How to free GPU memory (Nothing works)

Hi @smth , I tried all the discussion and everywhere but can’t find the correct solution with pytorch. I am seeking your help.

How can I free up the memory of my GPU ?

[time 1] used_gpu_memory = 10 MB
[time 2] model = ResNet(Bottleneck, [3, 3, 3, 3],100).cuda()
[time 2] used_gpu_memory = 889 MB
[time 3] del model
[time 4] torch.cuda.empty_cache()
[time 4] used_gpu_memory = 627 MB

I tried gc.collect(). It is also not helping. I am having huge problem during training due to this un-referenced memories.

1 Like

Have you tried to terminate your script and remount the GPUs?

Yeah. When I terminate the script it frees the memory but the same thing again when I run it. @smth any thought on that? I want to free that redundant memory when I am running the script so @PTA remounting the gpu during the run does not make sense at all.
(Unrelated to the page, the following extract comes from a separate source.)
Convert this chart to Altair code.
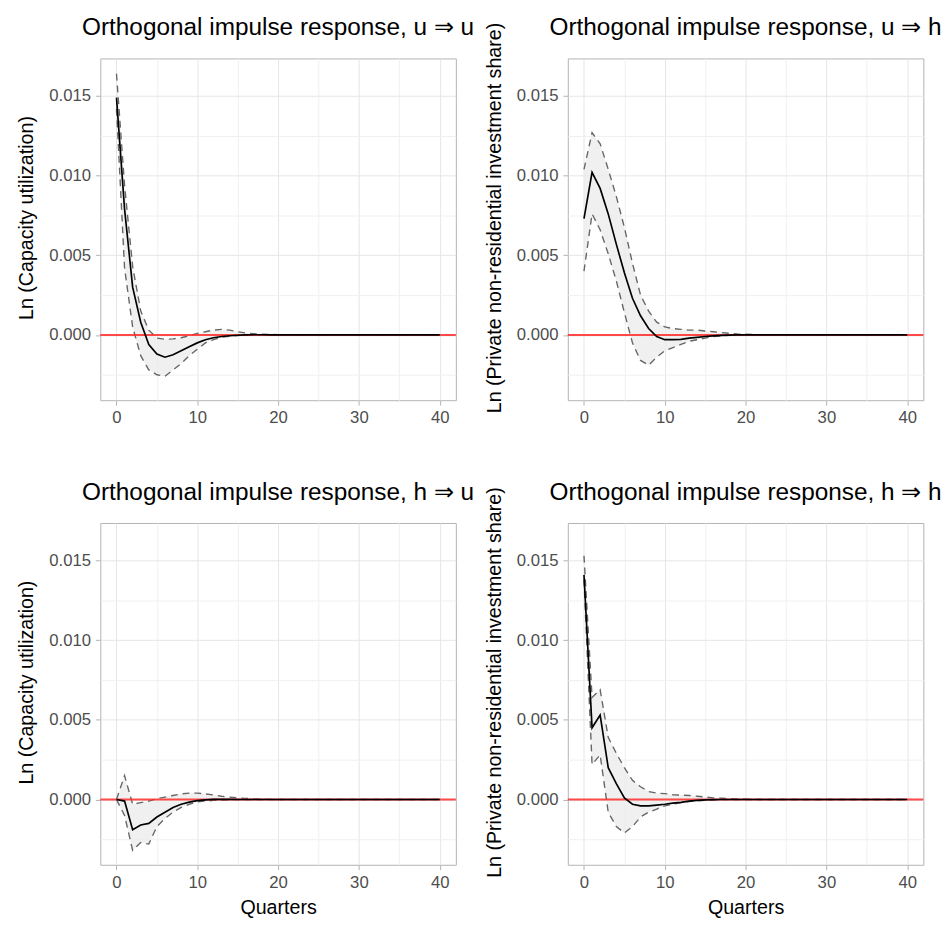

I think after torch.cuda.empty_cache() there is a reduced number of remaining memory does make sense. From my experience that should not affect your model training, unless there is a memory leak.

That memory is occupied by something. I want to remove that memory as i want to use that memory. May be trying to put some new tensor in the gpu but that space is still occupied.

@smth Still waiting for your response.

@KnHuq we do occupy some base memory of ~400MB per GPU for cuda context, CUDA RNG context, streams etc. and ~200MB per GPU for CuDNN handles etc.
It depends on GPU model as well. The numbers I quoted are for Volta V100 GPU.

1 Like

if I do ops like:

x = conv(x)
x = conv(x)

I found it would save the very first x even if it has been replaced by conv(x). And it would consume 3 times memory as much as x. Could I free the useless very first x like that?

Double post from here. Lets continue the discussion in the other topic. :wink: